Transcribe each line of the records below exactly, excluding any embedded images.

--- begin ---

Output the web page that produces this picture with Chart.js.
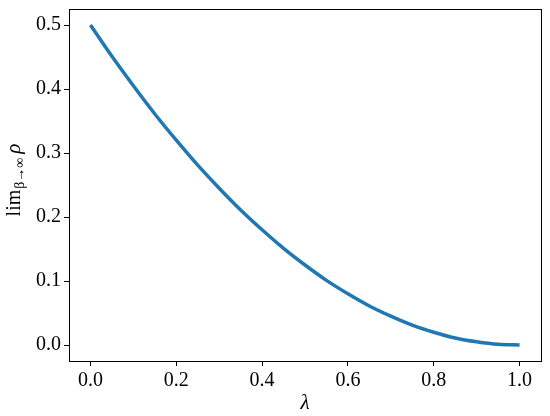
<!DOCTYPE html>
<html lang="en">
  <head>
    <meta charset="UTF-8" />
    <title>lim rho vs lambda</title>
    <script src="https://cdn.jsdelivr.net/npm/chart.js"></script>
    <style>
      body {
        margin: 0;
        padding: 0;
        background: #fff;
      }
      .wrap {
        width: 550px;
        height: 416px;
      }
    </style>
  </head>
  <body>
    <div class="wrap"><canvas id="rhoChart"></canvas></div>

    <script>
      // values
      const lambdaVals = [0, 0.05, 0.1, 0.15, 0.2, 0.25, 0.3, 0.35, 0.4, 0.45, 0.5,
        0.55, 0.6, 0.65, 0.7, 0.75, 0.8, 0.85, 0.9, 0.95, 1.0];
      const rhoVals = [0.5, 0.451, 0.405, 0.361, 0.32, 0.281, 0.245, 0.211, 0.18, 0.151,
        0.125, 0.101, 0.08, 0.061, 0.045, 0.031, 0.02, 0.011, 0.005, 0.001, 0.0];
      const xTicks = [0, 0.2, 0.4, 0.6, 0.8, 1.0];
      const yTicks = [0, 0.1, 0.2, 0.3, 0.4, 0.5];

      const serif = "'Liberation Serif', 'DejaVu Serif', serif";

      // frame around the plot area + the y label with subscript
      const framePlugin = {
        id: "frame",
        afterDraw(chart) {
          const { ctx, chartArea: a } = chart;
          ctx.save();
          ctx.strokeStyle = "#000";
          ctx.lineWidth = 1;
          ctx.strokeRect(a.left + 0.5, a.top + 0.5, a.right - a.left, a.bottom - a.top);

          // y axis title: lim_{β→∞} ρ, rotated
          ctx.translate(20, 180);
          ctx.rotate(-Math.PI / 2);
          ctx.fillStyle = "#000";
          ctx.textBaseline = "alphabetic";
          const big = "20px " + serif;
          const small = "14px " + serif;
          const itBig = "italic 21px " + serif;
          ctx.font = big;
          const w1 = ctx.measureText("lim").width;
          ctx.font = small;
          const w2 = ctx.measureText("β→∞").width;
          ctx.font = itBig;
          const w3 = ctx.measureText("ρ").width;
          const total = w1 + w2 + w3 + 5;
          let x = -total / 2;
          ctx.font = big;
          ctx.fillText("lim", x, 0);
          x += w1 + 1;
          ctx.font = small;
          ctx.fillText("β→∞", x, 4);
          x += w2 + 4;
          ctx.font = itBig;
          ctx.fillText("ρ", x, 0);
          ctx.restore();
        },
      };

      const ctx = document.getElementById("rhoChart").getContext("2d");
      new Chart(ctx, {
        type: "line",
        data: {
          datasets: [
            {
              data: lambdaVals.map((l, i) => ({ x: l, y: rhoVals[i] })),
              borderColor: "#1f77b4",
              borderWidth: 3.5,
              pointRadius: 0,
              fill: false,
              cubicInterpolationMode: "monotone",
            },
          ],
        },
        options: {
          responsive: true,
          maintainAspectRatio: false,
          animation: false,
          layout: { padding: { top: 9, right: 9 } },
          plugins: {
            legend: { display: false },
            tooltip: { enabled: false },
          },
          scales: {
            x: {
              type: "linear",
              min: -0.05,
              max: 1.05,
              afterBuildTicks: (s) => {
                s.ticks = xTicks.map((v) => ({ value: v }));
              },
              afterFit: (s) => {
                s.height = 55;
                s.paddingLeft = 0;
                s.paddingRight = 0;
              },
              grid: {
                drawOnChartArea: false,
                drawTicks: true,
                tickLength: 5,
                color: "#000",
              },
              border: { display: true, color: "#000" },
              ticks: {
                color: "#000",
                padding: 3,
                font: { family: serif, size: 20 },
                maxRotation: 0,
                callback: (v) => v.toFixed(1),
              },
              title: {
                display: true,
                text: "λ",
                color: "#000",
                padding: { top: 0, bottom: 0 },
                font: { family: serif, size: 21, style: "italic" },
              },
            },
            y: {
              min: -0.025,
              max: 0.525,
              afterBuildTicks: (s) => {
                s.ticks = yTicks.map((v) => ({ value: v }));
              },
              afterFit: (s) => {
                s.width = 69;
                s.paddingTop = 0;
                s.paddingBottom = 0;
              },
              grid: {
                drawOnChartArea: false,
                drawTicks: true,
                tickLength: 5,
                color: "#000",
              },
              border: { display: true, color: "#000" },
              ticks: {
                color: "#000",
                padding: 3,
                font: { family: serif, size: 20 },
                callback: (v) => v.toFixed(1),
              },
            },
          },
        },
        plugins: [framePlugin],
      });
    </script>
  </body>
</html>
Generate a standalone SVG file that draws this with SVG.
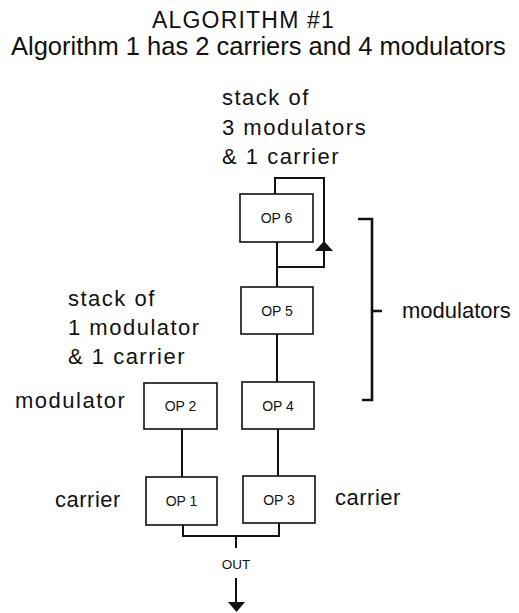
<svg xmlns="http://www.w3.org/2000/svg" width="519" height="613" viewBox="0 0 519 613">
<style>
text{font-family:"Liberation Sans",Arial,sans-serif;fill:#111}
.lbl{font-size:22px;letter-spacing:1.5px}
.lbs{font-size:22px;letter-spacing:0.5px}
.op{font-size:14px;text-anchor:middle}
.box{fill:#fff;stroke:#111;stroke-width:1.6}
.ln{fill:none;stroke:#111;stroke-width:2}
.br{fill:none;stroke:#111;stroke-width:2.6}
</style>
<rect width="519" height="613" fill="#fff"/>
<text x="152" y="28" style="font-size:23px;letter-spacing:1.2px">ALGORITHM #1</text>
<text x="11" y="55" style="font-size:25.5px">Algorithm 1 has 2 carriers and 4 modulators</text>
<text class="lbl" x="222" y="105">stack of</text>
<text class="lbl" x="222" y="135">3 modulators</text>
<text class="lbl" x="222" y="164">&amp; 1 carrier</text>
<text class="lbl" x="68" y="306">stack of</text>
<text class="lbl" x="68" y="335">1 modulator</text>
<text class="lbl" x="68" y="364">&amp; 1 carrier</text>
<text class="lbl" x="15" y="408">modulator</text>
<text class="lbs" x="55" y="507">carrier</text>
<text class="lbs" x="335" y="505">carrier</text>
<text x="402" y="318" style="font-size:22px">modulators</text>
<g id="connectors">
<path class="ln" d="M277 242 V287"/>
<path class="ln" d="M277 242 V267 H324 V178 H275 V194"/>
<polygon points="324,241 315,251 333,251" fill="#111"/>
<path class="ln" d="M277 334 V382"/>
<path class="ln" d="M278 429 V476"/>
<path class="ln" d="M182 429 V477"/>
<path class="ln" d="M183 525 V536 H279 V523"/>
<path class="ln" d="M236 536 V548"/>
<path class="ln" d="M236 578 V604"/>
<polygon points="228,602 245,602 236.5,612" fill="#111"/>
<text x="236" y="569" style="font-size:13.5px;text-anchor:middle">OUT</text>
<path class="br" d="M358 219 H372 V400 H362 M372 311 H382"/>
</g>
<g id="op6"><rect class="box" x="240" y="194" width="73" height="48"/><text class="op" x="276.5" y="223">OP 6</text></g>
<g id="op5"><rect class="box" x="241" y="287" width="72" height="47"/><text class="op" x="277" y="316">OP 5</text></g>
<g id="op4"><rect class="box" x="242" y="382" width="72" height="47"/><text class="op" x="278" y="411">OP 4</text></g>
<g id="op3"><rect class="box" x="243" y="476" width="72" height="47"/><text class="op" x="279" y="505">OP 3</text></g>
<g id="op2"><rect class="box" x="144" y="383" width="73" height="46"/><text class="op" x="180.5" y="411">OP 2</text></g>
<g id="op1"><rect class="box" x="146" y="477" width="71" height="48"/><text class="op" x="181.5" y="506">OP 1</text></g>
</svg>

--- end ---

Full output:
Output the web page that produces this picture with Chart.js.
<!DOCTYPE html>
<html lang="en">
  <head>
    <meta charset="UTF-8" />
    <title>lim rho vs lambda</title>
    <script src="https://cdn.jsdelivr.net/npm/chart.js"></script>
    <style>
      body {
        margin: 0;
        padding: 0;
        background: #fff;
      }
      .wrap {
        width: 550px;
        height: 416px;
      }
    </style>
  </head>
  <body>
    <div class="wrap"><canvas id="rhoChart"></canvas></div>

    <script>
      // values
      const lambdaVals = [0, 0.05, 0.1, 0.15, 0.2, 0.25, 0.3, 0.35, 0.4, 0.45, 0.5,
        0.55, 0.6, 0.65, 0.7, 0.75, 0.8, 0.85, 0.9, 0.95, 1.0];
      const rhoVals = [0.5, 0.451, 0.405, 0.361, 0.32, 0.281, 0.245, 0.211, 0.18, 0.151,
        0.125, 0.101, 0.08, 0.061, 0.045, 0.031, 0.02, 0.011, 0.005, 0.001, 0.0];
      const xTicks = [0, 0.2, 0.4, 0.6, 0.8, 1.0];
      const yTicks = [0, 0.1, 0.2, 0.3, 0.4, 0.5];

      const serif = "'Liberation Serif', 'DejaVu Serif', serif";

      // frame around the plot area + the y label with subscript
      const framePlugin = {
        id: "frame",
        afterDraw(chart) {
          const { ctx, chartArea: a } = chart;
          ctx.save();
          ctx.strokeStyle = "#000";
          ctx.lineWidth = 1;
          ctx.strokeRect(a.left + 0.5, a.top + 0.5, a.right - a.left, a.bottom - a.top);

          // y axis title: lim_{β→∞} ρ, rotated
          ctx.translate(20, 180);
          ctx.rotate(-Math.PI / 2);
          ctx.fillStyle = "#000";
          ctx.textBaseline = "alphabetic";
          const big = "20px " + serif;
          const small = "14px " + serif;
          const itBig = "italic 21px " + serif;
          ctx.font = big;
          const w1 = ctx.measureText("lim").width;
          ctx.font = small;
          const w2 = ctx.measureText("β→∞").width;
          ctx.font = itBig;
          const w3 = ctx.measureText("ρ").width;
          const total = w1 + w2 + w3 + 5;
          let x = -total / 2;
          ctx.font = big;
          ctx.fillText("lim", x, 0);
          x += w1 + 1;
          ctx.font = small;
          ctx.fillText("β→∞", x, 4);
          x += w2 + 4;
          ctx.font = itBig;
          ctx.fillText("ρ", x, 0);
          ctx.restore();
        },
      };

      const ctx = document.getElementById("rhoChart").getContext("2d");
      new Chart(ctx, {
        type: "line",
        data: {
          datasets: [
            {
              data: lambdaVals.map((l, i) => ({ x: l, y: rhoVals[i] })),
              borderColor: "#1f77b4",
              borderWidth: 3.5,
              pointRadius: 0,
              fill: false,
              cubicInterpolationMode: "monotone",
            },
          ],
        },
        options: {
          responsive: true,
          maintainAspectRatio: false,
          animation: false,
          layout: { padding: { top: 9, right: 9 } },
          plugins: {
            legend: { display: false },
            tooltip: { enabled: false },
          },
          scales: {
            x: {
              type: "linear",
              min: -0.05,
              max: 1.05,
              afterBuildTicks: (s) => {
                s.ticks = xTicks.map((v) => ({ value: v }));
              },
              afterFit: (s) => {
                s.height = 55;
                s.paddingLeft = 0;
                s.paddingRight = 0;
              },
              grid: {
                drawOnChartArea: false,
                drawTicks: true,
                tickLength: 5,
                color: "#000",
              },
              border: { display: true, color: "#000" },
              ticks: {
                color: "#000",
                padding: 3,
                font: { family: serif, size: 20 },
                maxRotation: 0,
                callback: (v) => v.toFixed(1),
              },
              title: {
                display: true,
                text: "λ",
                color: "#000",
                padding: { top: 0, bottom: 0 },
                font: { family: serif, size: 21, style: "italic" },
              },
            },
            y: {
              min: -0.025,
              max: 0.525,
              afterBuildTicks: (s) => {
                s.ticks = yTicks.map((v) => ({ value: v }));
              },
              afterFit: (s) => {
                s.width = 69;
                s.paddingTop = 0;
                s.paddingBottom = 0;
              },
              grid: {
                drawOnChartArea: false,
                drawTicks: true,
                tickLength: 5,
                color: "#000",
              },
              border: { display: true, color: "#000" },
              ticks: {
                color: "#000",
                padding: 3,
                font: { family: serif, size: 20 },
                callback: (v) => v.toFixed(1),
              },
            },
          },
        },
        plugins: [framePlugin],
      });
    </script>
  </body>
</html>
Generate a standalone SVG file that draws this with SVG.
<svg xmlns="http://www.w3.org/2000/svg" width="519" height="613" viewBox="0 0 519 613">
<style>
text{font-family:"Liberation Sans",Arial,sans-serif;fill:#111}
.lbl{font-size:22px;letter-spacing:1.5px}
.lbs{font-size:22px;letter-spacing:0.5px}
.op{font-size:14px;text-anchor:middle}
.box{fill:#fff;stroke:#111;stroke-width:1.6}
.ln{fill:none;stroke:#111;stroke-width:2}
.br{fill:none;stroke:#111;stroke-width:2.6}
</style>
<rect width="519" height="613" fill="#fff"/>
<text x="152" y="28" style="font-size:23px;letter-spacing:1.2px">ALGORITHM #1</text>
<text x="11" y="55" style="font-size:25.5px">Algorithm 1 has 2 carriers and 4 modulators</text>
<text class="lbl" x="222" y="105">stack of</text>
<text class="lbl" x="222" y="135">3 modulators</text>
<text class="lbl" x="222" y="164">&amp; 1 carrier</text>
<text class="lbl" x="68" y="306">stack of</text>
<text class="lbl" x="68" y="335">1 modulator</text>
<text class="lbl" x="68" y="364">&amp; 1 carrier</text>
<text class="lbl" x="15" y="408">modulator</text>
<text class="lbs" x="55" y="507">carrier</text>
<text class="lbs" x="335" y="505">carrier</text>
<text x="402" y="318" style="font-size:22px">modulators</text>
<g id="connectors">
<path class="ln" d="M277 242 V287"/>
<path class="ln" d="M277 242 V267 H324 V178 H275 V194"/>
<polygon points="324,241 315,251 333,251" fill="#111"/>
<path class="ln" d="M277 334 V382"/>
<path class="ln" d="M278 429 V476"/>
<path class="ln" d="M182 429 V477"/>
<path class="ln" d="M183 525 V536 H279 V523"/>
<path class="ln" d="M236 536 V548"/>
<path class="ln" d="M236 578 V604"/>
<polygon points="228,602 245,602 236.5,612" fill="#111"/>
<text x="236" y="569" style="font-size:13.5px;text-anchor:middle">OUT</text>
<path class="br" d="M358 219 H372 V400 H362 M372 311 H382"/>
</g>
<g id="op6"><rect class="box" x="240" y="194" width="73" height="48"/><text class="op" x="276.5" y="223">OP 6</text></g>
<g id="op5"><rect class="box" x="241" y="287" width="72" height="47"/><text class="op" x="277" y="316">OP 5</text></g>
<g id="op4"><rect class="box" x="242" y="382" width="72" height="47"/><text class="op" x="278" y="411">OP 4</text></g>
<g id="op3"><rect class="box" x="243" y="476" width="72" height="47"/><text class="op" x="279" y="505">OP 3</text></g>
<g id="op2"><rect class="box" x="144" y="383" width="73" height="46"/><text class="op" x="180.5" y="411">OP 2</text></g>
<g id="op1"><rect class="box" x="146" y="477" width="71" height="48"/><text class="op" x="181.5" y="506">OP 1</text></g>
</svg>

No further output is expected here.